In the Rambam’s Moreh Nevuchim II:13, the Rambam explains that “the opinion of all who believe in the Torah of Moshe Rabbeinu is that Hashem brought the Universe into existence after the Universe had been purely and absolutely nonexistent.”

As explained earlier, if the Universe was created from any existing material or existing “being”, great doubts would be created as to the validity of monotheism, or else doubts about Hashem’s control over the Universe.

The Rambam also explains in Moreh Nevuchim II:19 that Aristotle's opinion on the creation of the Universe in a cause and effect manner means that the Universe exists solely by necessity and not by purpose. What exists out of necessity can have no purpose, and thus according to Aristotle, the Universe can have no purpose.

In contrast to Aristotle, the Torah viewpoint is that the Universe does not exist out of necessity, but was created in the finite past by Hashem for a purpose.

There appear to be serious conflicts (about fundamental issues) between what the Rishonim (medieval rabbinic authorities) taught and what the later Kabbalists taught.

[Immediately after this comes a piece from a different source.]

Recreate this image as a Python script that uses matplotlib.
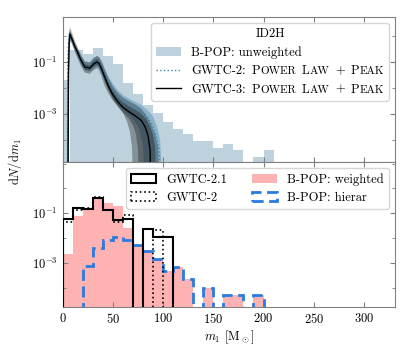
import numpy as np
import matplotlib
matplotlib.use("Agg")
import matplotlib.pyplot as plt
from matplotlib.offsetbox import TextArea, HPacker
from matplotlib.patches import Patch
from matplotlib.lines import Line2D
from matplotlib.ticker import FixedLocator, NullFormatter

plt.rcParams.update({
    "font.family": "serif",
    "font.serif": ["cmr10", "DejaVu Serif"],
    "mathtext.fontset": "cm",
    "axes.formatter.use_mathtext": True,
    "font.size": 9,
    "axes.edgecolor": "0.5",
    "xtick.color": "0.5",
    "ytick.color": "0.5",
    "xtick.labelcolor": "black",
    "ytick.labelcolor": "black",
    "xtick.direction": "in",
    "ytick.direction": "in",
    "xtick.top": True,
    "ytick.right": True,
})

# ---------------- data ----------------
# top panel: B-POP unweighted histogram
bpop_unw_edges = [0, 5.5, 7, 20, 30, 40, 50, 60, 70, 80, 90, 100, 110, 120,
                  130, 140, 150, 160, 170, 180, 190, 200, 210]
bpop_unw_vals = [0.02, 0, 0.29, 0.2, 0.33, 0.17, 0.083, 0.0145, 0.0055, 0.0022,
                 0.00107, 4.7e-4, 2.5e-4, 1.7e-4, 9e-5, 9e-5, 4.9e-5, 7e-5,
                 4e-5, 0, 2.2e-5, 3.9e-5]

# GWTC-3 Power Law + Peak (log10 dN/dm1)
g3_med_m = [5.3, 5.8, 6.5, 7.3, 9, 12, 15, 18, 22, 27, 31, 34, 36, 39, 42, 46,
            50, 55, 60, 66, 72, 78, 82, 85, 87, 88]
g3_med = [-6, -1.5, -0.3, 0.07, -0.1, -0.4, -0.65, -0.92, -1.2, -1.24, -1.08,
          -1.01, -1.05, -1.3, -1.6, -1.98, -2.27, -2.55, -2.76, -2.93, -3.08,
          -3.25, -3.5, -3.85, -4.4, -6]
g3_hi1_m = [5.0, 5.5, 6.5, 7.3, 9, 12, 15, 18, 22, 27, 31, 34, 36, 39, 42, 46,
            50, 55, 60, 66, 72, 78, 83, 87, 90, 92, 93]
g3_hi1 = [-6, -1.0, 0.0, 0.15, 0.0, -0.3, -0.55, -0.82, -1.1, -1.14, -0.97,
          -0.9, -0.93, -1.15, -1.45, -1.82, -2.1, -2.37, -2.56, -2.72, -2.85,
          -3.0, -3.2, -3.5, -3.85, -4.3, -6]
g3_lo1_m = [5.6, 6.2, 7.0, 7.5, 9, 12, 15, 18, 22, 27, 31, 34, 36, 39, 42, 46,
            50, 55, 60, 66, 70, 73, 75, 76]
g3_lo1 = [-6, -1.5, -0.3, -0.05, -0.2, -0.5, -0.75, -1.03, -1.3, -1.35, -1.2,
          -1.13, -1.18, -1.45, -1.78, -2.15, -2.45, -2.75, -2.98, -3.2, -3.45,
          -3.8, -4.4, -6]
g3_hi2_m = [4.6, 5.2, 6.0, 7.3, 9, 12, 15, 18, 22, 27, 31, 34, 36, 39, 42, 46,
            50, 55, 60, 66, 72, 78, 83, 88, 92, 95, 97]
g3_hi2 = [-6, -1.0, 0.1, 0.33, 0.15, -0.18, -0.45, -0.7, -0.98, -1.03, -0.85,
          -0.78, -0.8, -1.0, -1.3, -1.66, -1.95, -2.2, -2.38, -2.52, -2.64,
          -2.8, -3.05, -3.4, -3.8, -4.3, -6]
g3_lo2_m = [5.8, 6.5, 7.3, 8, 9, 12, 15, 18, 22, 27, 31, 34, 36, 39, 42, 46,
            50, 55, 60, 64, 67, 69, 70.5]
g3_lo2 = [-6, -1.5, -0.3, -0.2, -0.3, -0.6, -0.88, -1.15, -1.42, -1.47, -1.32,
          -1.25, -1.3, -1.6, -1.95, -2.25, -2.5, -2.7, -2.95, -3.3, -3.7, -4.3,
          -6]

# GWTC-2 Power Law + Peak (log10 dN/dm1)
g2_med_m = [4.6, 5.0, 6.0, 7.0, 9, 12, 15, 18, 22, 27, 31, 34, 36, 39, 42, 46,
            50, 55, 60, 66, 72, 78, 84, 89, 93, 96, 98]
g2_med = [-6, -1.0, -0.1, 0.02, -0.12, -0.42, -0.68, -0.92, -1.18, -1.2, -1.05,
          -0.98, -1.0, -1.22, -1.5, -1.85, -2.12, -2.38, -2.55, -2.68, -2.8,
          -2.92, -3.1, -3.4, -3.85, -4.4, -6]
g2_hi_m = [4.3, 4.8, 5.8, 7.0, 9, 12, 15, 18, 22, 27, 31, 34, 36, 39, 42, 46,
           50, 55, 60, 66, 72, 78, 84, 90, 94, 97, 100]
g2_hi = [-6, -1.0, 0.05, 0.2, 0.05, -0.25, -0.5, -0.75, -1.0, -1.02, -0.85,
         -0.8, -0.82, -1.0, -1.28, -1.6, -1.85, -2.1, -2.28, -2.42, -2.54,
         -2.66, -2.85, -3.1, -3.5, -4.0, -6]
g2_lo_m = [5.0, 5.6, 6.5, 7.5, 9, 12, 15, 18, 22, 27, 31, 34, 36, 39, 42, 46,
           50, 55, 60, 66, 72, 76, 80, 82]
g2_lo = [-6, -1.2, -0.25, -0.15, -0.28, -0.58, -0.85, -1.1, -1.36, -1.38,
         -1.25, -1.17, -1.2, -1.45, -1.75, -2.1, -2.4, -2.68, -2.88, -3.05,
         -3.3, -3.6, -4.2, -6]

# bottom panel histograms (10 Msun bins)
mass_edges = [0, 10, 20, 30, 40, 50, 60, 70, 80, 90, 100, 110, 120, 130, 140,
              150, 160, 170, 180, 190, 200]
gwtc21_vals = [0.059, 0.16, 0.15, 0.41, 0.13, 0.055, 0.060, 0, 0.023, 0.011,
               0.011, 0, 0, 0, 0, 0, 0, 0, 0, 0]
gwtc2_vals = [0.046, 0.13, 0.16, 0.45, 0.13, 0.046, 0.087, 0, 0, 0.021, 0, 0,
              0, 0, 0, 0, 0, 0, 0, 0]
bpop_w_vals = [2.2e-3, 0.079, 0.15, 0.37, 0.26, 0.2, 0.025, 5.4e-3, 2.9e-3,
               1.4e-3, 4.5e-4, 6.5e-4, 2.2e-4, 0, 1.0e-4, 0, 4.9e-5, 4.9e-5, 0,
               4.9e-5]
bpop_h_vals = [0, 0, 7.6e-4, 3.9e-3, 8.5e-3, 1.15e-2, 8.5e-3, 5.4e-3, 2.9e-3,
               1.4e-3, 4.5e-4, 6.5e-4, 2.2e-4, 0, 1.0e-4, 0, 4.9e-5, 4.9e-5, 0,
               4.9e-5]

FLOOR = 1e-12
def pos(v):
    v = np.asarray(v, dtype=float)
    return np.where(v > 0, v, FLOOR)

def band(ax, m_hi, hi, m_lo, lo, **kw):
    xs = np.concatenate([np.asarray(m_hi, float), np.asarray(m_lo, float)[::-1]])
    ys = np.concatenate([10.0 ** np.asarray(hi), 10.0 ** np.asarray(lo)[::-1]])
    ax.fill(xs, ys, **kw)

C_UNW = "#bdd2dc"
C_G2 = "#3f86b3"
C_RED = (1.0, 0.0, 0.0, 0.3)
C_HIER = "#2a7be0"

fig = plt.figure(figsize=(4.15, 3.46), dpi=100)
gs = fig.add_gridspec(2, 1, hspace=0, left=0.151, right=0.952, top=0.952,
                      bottom=0.1136)
ax1 = fig.add_subplot(gs[0])
ax2 = fig.add_subplot(gs[1], sharex=ax1)

# ---------- top panel ----------
ax1.set_yscale("log")
ax1.stairs(pos(bpop_unw_vals), bpop_unw_edges, fill=True, baseline=FLOOR,
           color=C_UNW, zorder=1)
band(ax1, g2_hi_m, g2_hi, g2_lo_m, g2_lo, color=C_G2, alpha=0.4, lw=0, zorder=2)
band(ax1, g3_hi2_m, g3_hi2, g3_lo2_m, g3_lo2, color="black", alpha=0.3, lw=0,
     zorder=3)
band(ax1, g3_hi1_m, g3_hi1, g3_lo1_m, g3_lo1, color="black", alpha=0.3, lw=0,
     zorder=4)
ax1.plot(g2_med_m, 10.0 ** np.asarray(g2_med), ls=":", color=C_G2, lw=1.0,
         zorder=5)
ax1.plot(g3_med_m, 10.0 ** np.asarray(g3_med), color="black", lw=1.0, zorder=6)

ax1.set_ylim(1.4e-5, 5.5)
ax1.tick_params(labelbottom=False)

h_top = [Patch(facecolor=C_UNW, edgecolor="none"),
         Line2D([], [], ls=":", color=C_G2, lw=1.0),
         Line2D([], [], color="black", lw=1.0)]
lab_top = ["B-POP: unweighted", "GWTC-2: Power Law + Peak",
           "GWTC-3: Power Law + Peak"]
leg1 = ax1.legend(h_top, lab_top, title="ID2H", loc="upper right",
                  fontsize=9, title_fontsize=9)

# ---------- bottom panel ----------
ax2.set_yscale("log")
ax2.stairs(pos(bpop_w_vals), mass_edges, fill=True, baseline=FLOOR,
           color=C_RED, lw=0, zorder=1)
ax2.stairs(pos(bpop_h_vals), mass_edges, fill=False, baseline=FLOOR,
           color=C_HIER, lw=2.0, ls=(0, (4, 2)), zorder=2)
ax2.stairs(pos(gwtc2_vals), mass_edges, fill=False, baseline=FLOOR,
           color="black", lw=1.2, ls=":", zorder=3)
ax2.stairs(pos(gwtc21_vals), mass_edges, fill=False, baseline=FLOOR,
           color="black", lw=1.5, zorder=4)
ax2.set_ylim(1.7e-5, 12)
ax2.set_xlim(0, 331)

h_bot = [Patch(facecolor="none", edgecolor="black", lw=1.5),
         Patch(facecolor="none", edgecolor="black", lw=1.2, ls=":"),
         Patch(facecolor=C_RED, edgecolor="none"),
         Patch(facecolor="none", edgecolor=C_HIER, lw=2.0, ls=(0, (4, 2)))]
lab_bot = ["GWTC-2.1", "GWTC-2", "B-POP: weighted", "B-POP: hierar"]
ax2.legend(h_bot, lab_bot, ncol=2, loc="upper right", fontsize=9)

for ax in (ax1, ax2):
    ax.yaxis.set_major_locator(FixedLocator([1e-5, 1e-3, 1e-1]))
    ax.yaxis.set_minor_locator(FixedLocator([1e-4, 1e-2, 1e0, 1e1]))
    ax.yaxis.set_minor_formatter(NullFormatter())
    ax.xaxis.set_major_locator(FixedLocator([0, 50, 100, 150, 200, 250, 300]))
    ax.tick_params(which="major", length=3.5, width=0.8)
    ax.tick_params(which="minor", length=2, width=0.6)

ax2.set_xlabel(r"$m_1$ [M$_\odot$]", labelpad=2)
fig.text(15 / 415, 1 - 162 / 346, r"$\mathrm{d}N/\mathrm{d}m_1$", rotation=90,
         ha="center", va="center", fontsize=9)

# small-caps rendering of "Power Law + Peak" in legend entries
def smallcaps_box(prefix, words, fs, fs_small):
    boxes = [TextArea(prefix, textprops=dict(fontsize=fs))]
    for w in words:
        if w == "+":
            boxes.append(TextArea("+", textprops=dict(fontsize=fs)))
        else:
            boxes.append(HPacker(children=[
                TextArea(w[0], textprops=dict(fontsize=fs)),
                TextArea(w[1:].upper(), textprops=dict(fontsize=fs_small))],
                align="baseline", pad=0, sep=0))
    return HPacker(children=boxes, align="baseline", pad=0, sep=4.2)

try:
    for col in leg1._legend_handle_box.get_children():
        rows = col.get_children()
        for row in rows:
            ch = row.get_children()
            txt = ch[1].get_text() if hasattr(ch[1], "get_text") else ""
            if "Power Law" in txt:
                prefix = txt.split(" Power")[0]
                ch[1] = smallcaps_box(prefix, ["Power", "Law", "+", "Peak"],
                                      9, 8.0)
    leg1._legend_box.set_figure(fig)
except Exception:
    pass

fig.savefig("out.png", dpi=100)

A few years ago I had a long, interesting discussion with a senior Chareidi rabbi in Lakewood about apparent inconsistencies between certain popularly accepted Kabbalistic concepts and the opinions of earlier rabbinic authorities. This rabbi requested that I not mention his name publicly for various reasons.

One such apparent inconsistency involves the concept of beriyah yesh mi-ayin (creation ex-nihilo). The concept that Hashem created the Universe ex-nihilo seems to be widely accepted by various rabbinic sources such as the Rambam, the Chovot HaLevavot, the Ramchal's Daat Tevunot, and other sources.

The Lakewood rabbi explained to me that the Kabbalists are really teaching that Hashem created the Universe from "part" of Himself, a process that cannot be considered beriyah yesh mi-ayin as the Rambam and many other great rabbis had taught.

Since Chabad's Sefer Tanya is a popular explanation of Kabbalistic principles, I decided to consult it as to the issue of beriyah yesh mi-ayin. In several places in the Shaar HaYichud section of the Tanya, the Tanya does state that the heaven and earth were created yesh mi-ayin. However, the Tanya also explains that as a result of the contraction process the Kabbalists refer to as "tzimtzum", a concealed chiyus (life force) from Hashem enables the continued existence of the Universe.

The Lakewood rabbi I spoke with seems to have a valid point on this problematic issue of beriyah yesh mi-ayin. The concept of beriyah yesh mi-ayin taught by Tanya would seem to be a Universe that Hashem created from "part" of Himself, but it is not a Universe that had been absolutely non-existent before its creation as taught by the Rambam.

The implications of Tanya's concepts may be quite serious. At least some Chabad Chassidim I have spoken to consider the Universe to be an "illusion" as they believe the only thing that exists is Hashem. It is rather questionable as to whether certain radical Kabbalistic concepts can be considered consistent with many non-Kabbalistic rabbinic concepts.

From the viewpoint of Jewish tradition, the Bible was delivered from God to the Jewish prophets and was intended as a book of ethics and law, not as a scientific treatise. The Bible is teaching that the Universe has a purpose, and Man has role and purpose within the Universe. However, science cannot provide any ethics or meaning or purpose to the Universe. The Bible picks up where science leaves off.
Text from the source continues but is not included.